Dear reader, I share two things in common with you: 1) I feel like I’ve fallen short of my life’s ends; and 2) my life will end.
I call those the two absolutes: guilt and death (some would say death and taxes, but technically you can get out of paying taxes).
If you’re reading this, then you haven’t yet experienced the second absolute, but I guarantee you’ve experienced and are experiencing guilt.
And with the midterm rush that took place just before Spring Break, I would assume you are rather familiar with the feeling.
It starts like this: your professor nonchalantly informs you and your classmates that you will be having a midterm on such and such a day. Your grade is not quite as high as you want it to be in the class, so you say:
“No more joking around — I’m really going to study for this test.”

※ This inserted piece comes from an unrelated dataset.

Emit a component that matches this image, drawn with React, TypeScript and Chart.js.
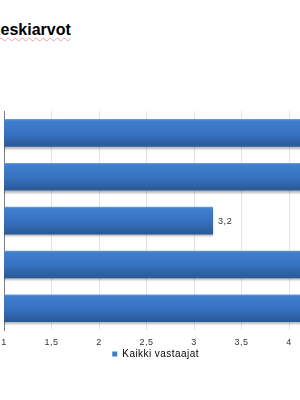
import React, { useEffect, useRef } from "react";
import { Chart, registerables } from "chart.js";

Chart.register(...registerables);

const titleText = "Keskiarvot";
const seriesName = "Kaikki vastaajat";
const categories = ["Kysymys 1", "Kysymys 2", "Kysymys 3", "Kysymys 4", "Kysymys 5"];
const values = [4.4, 4.3, 3.2, 4.5, 4.4];
const xMin = 1;
const xMax = 5;
const xStep = 0.5;

const FONT = "'Liberation Sans', Arial, sans-serif";
const fmt = (v: number) => String(v).replace(".", ",");

const spacingPlugin = {
  id: "letterSpacing",
  beforeDraw(chart: any) {
    (chart.ctx as any).letterSpacing = "0.45px";
  },
  afterDraw(chart: any) {
    (chart.ctx as any).letterSpacing = "0px";
  },
};

const shadowPlugin = {
  id: "barShadow",
  beforeDatasetsDraw(chart: any) {
    const ctx = chart.ctx;
    ctx.save();
    ctx.shadowColor = "rgba(0,0,0,0.28)";
    ctx.shadowBlur = 2;
    ctx.shadowOffsetY = 2;
    ctx.shadowOffsetX = 0;
  },
  afterDatasetsDraw(chart: any) {
    chart.ctx.restore();
  },
};

const labelPlugin = {
  id: "valueLabels",
  afterDraw(chart: any) {
    const ctx = chart.ctx;
    const meta = chart.getDatasetMeta(0);
    ctx.save();
    (ctx as any).letterSpacing = "0.6px";
    ctx.font = `9px ${FONT}`;
    ctx.fillStyle = "#333333";
    ctx.textBaseline = "middle";
    ctx.textAlign = "left";
    meta.data.forEach((bar: any, i: number) => {
      ctx.fillText(fmt(values[i]), bar.x + 5, bar.y + 1);
    });
    ctx.restore();
  },
};

export default function App() {
  const ref = useRef<HTMLCanvasElement | null>(null);

  useEffect(() => {
    if (!ref.current) return;
    const chart = new Chart(ref.current, {
      type: "bar",
      data: {
        labels: categories,
        datasets: [
          {
            label: seriesName,
            data: values,
            categoryPercentage: 0.9,
            barPercentage: 0.7,
            borderWidth: 0,
            backgroundColor: (c: any) => {
              const ch = c.chart;
              const ys = ch.scales && ch.scales.y;
              if (!ch.chartArea || !ys || c.dataIndex === undefined) return "#3a78c4";
              const y = ys.getPixelForValue(c.dataIndex);
              const h = (ys.height / categories.length) * 0.63;
              const g = ch.ctx.createLinearGradient(0, y - h / 2, 0, y + h / 2);
              g.addColorStop(0, "#6a9edb");
              g.addColorStop(0.07, "#3f7fcd");
              g.addColorStop(0.5, "#3773c2");
              g.addColorStop(1, "#2a5896");
              return g;
            },
          },
        ],
      },
      options: {
        indexAxis: "y",
        animation: false,
        responsive: false,
        maintainAspectRatio: false,
        layout: { padding: { top: 111, left: 20, right: 20, bottom: 31 } },
        scales: {
          x: {
            min: xMin,
            max: xMax,
            afterFit: (s: any) => {
              s.height = s.height - 6;
            },
            ticks: {
              stepSize: xStep,
              padding: 7,
              color: "#333333",
              font: { family: FONT, size: 9 },
              callback: (v: any) => fmt(Number(v)),
            },
            grid: { color: "#dde5ef", drawTicks: false, lineWidth: 1 },
            border: { display: false },
          },
          y: {
            afterFit: (s: any) => {
              s.width = 84;
            },
            ticks: { display: false },
            grid: { display: false, drawTicks: false },
            border: { display: true, color: "#7f7f7f", width: 1 },
          },
        },
        plugins: {
          legend: {
            position: "bottom",
            labels: {
              boxWidth: 5,
              boxHeight: 5,
              padding: 0,
              color: "#333333",
              font: { family: FONT, size: 10 },
              generateLabels: () => [
                {
                  text: seriesName,
                  fillStyle: "#3c7cc8",
                  strokeStyle: "#3c7cc8",
                  lineWidth: 0,
                  hidden: false,
                  datasetIndex: 0,
                } as any,
              ],
            },
          },
          tooltip: { enabled: false },
          title: { display: false },
        },
      },
      plugins: [spacingPlugin, shadowPlugin, labelPlugin],
    } as any);
    return () => chart.destroy();
  }, []);

  return (
    <div
      style={{
        position: "fixed",
        left: 0,
        top: 0,
        width: 300,
        height: 400,
        overflow: "hidden",
        background: "#ffffff",
      }}
    >
      <div
        style={{
          position: "absolute",
          left: -11,
          top: 22,
          fontFamily: FONT,
          fontWeight: "bold",
          fontSize: 16,
          lineHeight: "16px",
          whiteSpace: "nowrap",
          color: "#000000",
          textDecorationLine: "underline",
          textDecorationStyle: "wavy",
          textDecorationColor: "#f4a0a0",
          textDecorationThickness: "1px",
          textUnderlineOffset: "2px",
        }}
      >
        {titleText}
      </div>
      <canvas
        ref={ref}
        width={504}
        height={400}
        style={{ position: "absolute", left: -100, top: 0, width: 504, height: 400 }}
      />
    </div>
  );
}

At this point, you establish a goal: to get a high grade on the approaching test and decide the best means toward that goal. Which is, of course, studying more.
You have all the resources necessary to reach your goal, including free Academic Skills tutoring, a massive library, excellent technology and time (or at least the ability to cut out other time-consuming activities without threatening your survival. No one has died from Facebook fasting).
Days pass and you find yourself back in your classroom, waiting to take the test. For most of us, the first thought is:
“I should’ve studied more (or studied period).”
You wanted to meet your goal and you were sufficiently equipped to meet your goal, but that next week when the teacher hands back a graded test that’s been slaughtered by red ink, you realize that, once more, you have not met your goal.
So the question is, “If I am able to do what I want to do, why can’t I do what I want to do?”
Psychology and sociology would probably argue that you’re hindered by conflicting interests — that your desire to get a good grade is based on a future prospect of a higher salary, which is easily overridden by the many prospects of immediate gratification that college life offers.
But if my decisions are merely a matter of weighing my conflicting interests (which are, according to many, relative and subjective feelings based entirely on my genetics and my society), why do I feel guilt for choosing MySpace over my grade?